Yesterday, was one of those days. Libby was very distressed to find that one of the cabinet doors wouldn't stay closed. Since we are about to head out to sea, it became important to fix it immediately. Therefore, right in the middle of this rendezvous, I took some time out to install a new latch.

Of course, the position and size of the new catch was different from the old, so I had to place the new one an drill screw holes. The first obstacle to that was my bifocals. Trying to see something from below when you have to lower your head and then bend to look up is extremely frustrating to people with bifocals. Looking up is the distance vision prescription, not the close-up. Therefore, to do the job I had to lay on top of the fridge on my back with my head inside the cabinet.

Next is the classic problem. The catch as two pieces. One on the door and the other fixed in the cabinet. How do you line them up so that the movable and fixed pieces align. When the door is closed you can't see the alignment, nor with the door open for that matter. It is like the problem of trying to verify if the refrigerator light turns off when the door is closed. I suppose professional cabinet makers have centuries old clever methods of doing that, but I don't know them.

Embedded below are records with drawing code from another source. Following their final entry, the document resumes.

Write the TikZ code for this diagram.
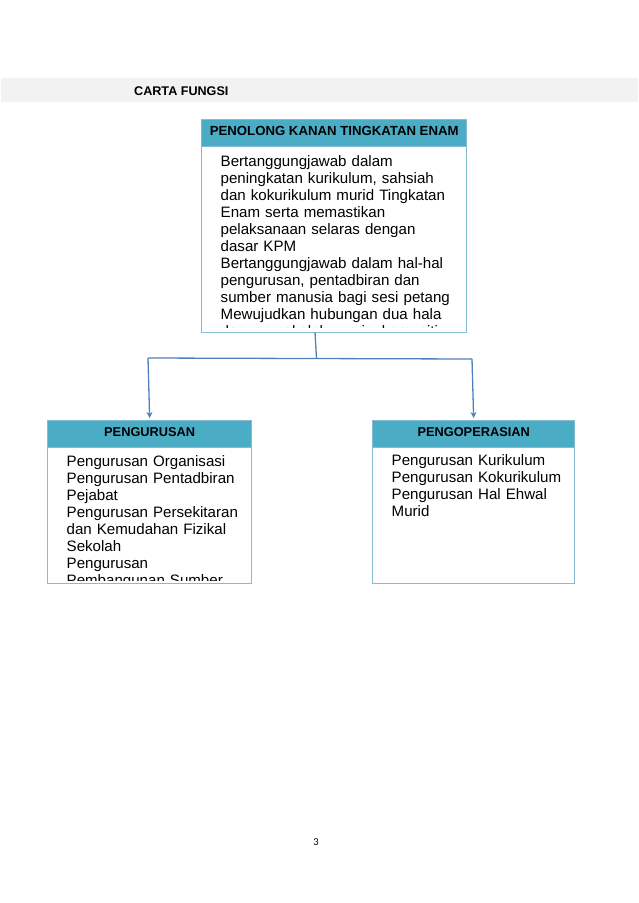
\documentclass[tikz,border=0pt]{standalone}
\usepackage{fontspec}
\setmainfont{Liberation Sans}
\newfontfamily\pagefont{Carlito}
\usetikzlibrary{arrows.meta}
\definecolor{hdr}{HTML}{4BACC6}
\definecolor{bdr}{HTML}{86BCD1}
\definecolor{connblue}{HTML}{4F81BD}
\definecolor{band}{HTML}{F2F2F2}
\begin{document}
\begin{tikzpicture}[x=1pt,y=-1pt,
  boxbody/.style={draw=bdr, line width=1.4pt, fill=white, inner sep=0pt, anchor=north west},
  headbar/.style={fill=hdr, draw=bdr, line width=1.4pt, inner sep=0pt, anchor=north west,
    text height=9.2pt, text depth=5pt, font=\bfseries\fontsize{12.8}{14}\selectfont},
  bodytext/.style={anchor=base west, inner sep=0pt, align=left, text width=#1,
    font=\fontsize{15.1}{17}\selectfont},
  link/.style={draw=connblue, line width=1.3pt},
  arrowlink/.style={link, -{Stealth[length=6pt,width=6pt]}, shorten >=2pt}]
\useasboundingbox (0,0) rectangle (638,903);
\fill[white] (0,0) rectangle (638,903);
% title band
\fill[band] (1,78) rectangle (638,102);
\node[anchor=base west, inner sep=0pt, font=\bfseries\fontsize{12.6}{14}\selectfont] (title) at (134,95.5) {CARTA FUNGSI};
% top box
\node[boxbody, minimum width=265pt, minimum height=213pt] (topbox) at (201,119) {};
\begin{scope}
\clip (202,146) rectangle (465,327);
\node[bodytext=240pt] (toptext) at (220.5,166.5) {Bertanggungjawab dalam\\
peningkatan kurikulum, sahsiah\\
dan kokurikulum murid Tingkatan\\
Enam serta memastikan\\
pelaksanaan selaras dengan\\
dasar KPM\\
Bertanggungjawab dalam hal-hal\\
pengurusan, pentadbiran dan\\
sumber manusia bagi sesi petang\\
Mewujudkan hubungan dua hala\\
dengan sekolah, waris, komuniti dan agensi};
\end{scope}
\node[headbar, minimum width=265pt, minimum height=27pt, font=\bfseries\fontsize{13.2}{14}\selectfont] (tophead) at (201,119) {PENOLONG KANAN TINGKATAN ENAM};
% left box
\node[boxbody, minimum width=204pt, minimum height=163pt] (leftbox) at (47,420) {};
\begin{scope}
\clip (48,447) rectangle (250,580.5);
\node[bodytext=185pt] (lefttext) at (66.5,466.8) {Pengurusan Organisasi\\
Pengurusan Pentadbiran\\
Pejabat\\
Pengurusan Persekitaran\\
dan Kemudahan Fizikal\\
Sekolah\\
Pengurusan\\
Pembangunan Sumber};
\end{scope}
\node[headbar, minimum width=204pt, minimum height=27pt] (lefthead) at (47,420) {PENGURUSAN};
% right box
\node[boxbody, minimum width=202pt, minimum height=163pt] (rightbox) at (372,420) {};
\node[bodytext=180pt] (righttext) at (391.5,465.5) {Pengurusan Kurikulum\\
Pengurusan Kokurikulum\\
Pengurusan Hal Ehwal\\
Murid};
\node[headbar, minimum width=202pt, minimum height=27pt] (righthead) at (372,420) {PENGOPERASIAN};
% connectors
\coordinate (stemtop) at (315,332.5);
\coordinate (jc) at (316.5,358.5);
\coordinate (jl) at (148,358);
\coordinate (jr) at (472,359);
\draw[link] (stemtop) -- (jc);
\draw[link] (jl) -- (jr);
\draw[arrowlink] (jl) -- (lefthead.north);
\draw[arrowlink] (jr) -- (righthead.north);
% page number
\node[font=\pagefont\fontsize{10.5}{12}\selectfont, inner sep=0pt] (pgnum) at (316,842) {3};
\end{tikzpicture}
\end{document}
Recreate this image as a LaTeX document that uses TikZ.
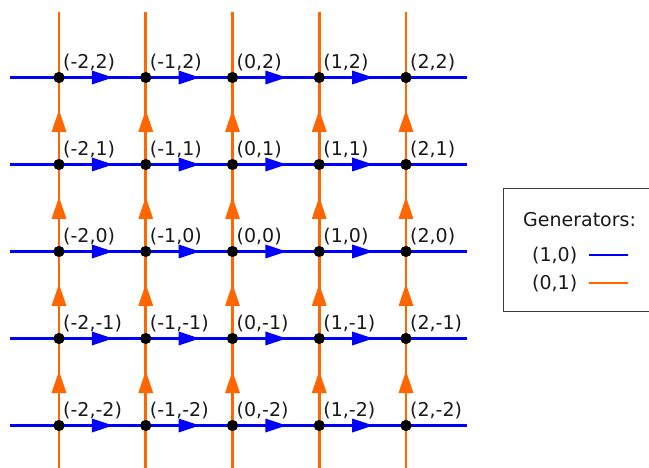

My strategy was to mount the fixed part, then clip on the movable part. Then I would put some black grease on the movable part, close the door and see where the black mark was on the closed door. I have a tube of carbon impregnated grease on board that I use on electrical connectors. It is very very black and well suited for this purpose. So, I did as planned. I put the grease on, closed the door, opened it again -- no black mark. Oh no! The fixed latch was recessed a millimeter or so too deep so nothing touched the closed door. It was impossible to drill new holes one millimeter away; that's too close for adjacent holes.

Libby and I tried various ways to move the greasy part out one millimeter. It kept popping off and flying across the cabin. Every time that happened, something else in the cabin and my fingers got stained with the black grease. After a half dozen attempts, it appeared that everything inside the cabin would soon be black, except the place where I needed drill a screw hole. Maybe that would be the guide. Just kidding.

Finally, we managed to get a wooden kebab skewer. I cut off the end, stuck it through the screw hold of the movable part and then pushed the assembly on to fixed part. Then I put black grease on the blunt end of the skewer and shut the door. Success! There was a little black dot on the door. I drilled a hole there, screwed on the movable part and closed the door. It worked!!! Hooray.

Now the only thing left to do was to clean up myself and all the places in the boat stained by the black grease, and to wash myself. There sure seemed to be a lot of places. By the way, I didn't use a lot of that grease, just a tiny bit on the end of a q-tip; but it's really a strong pigment.

With that job done, I went out to find my Westsail friends and tell my story. However, the first one looked at me and said, "Did you fall Dick? You have a black mark on your forehead." Now, as I write this I see Libby reading her book. She has a black mark on her arm.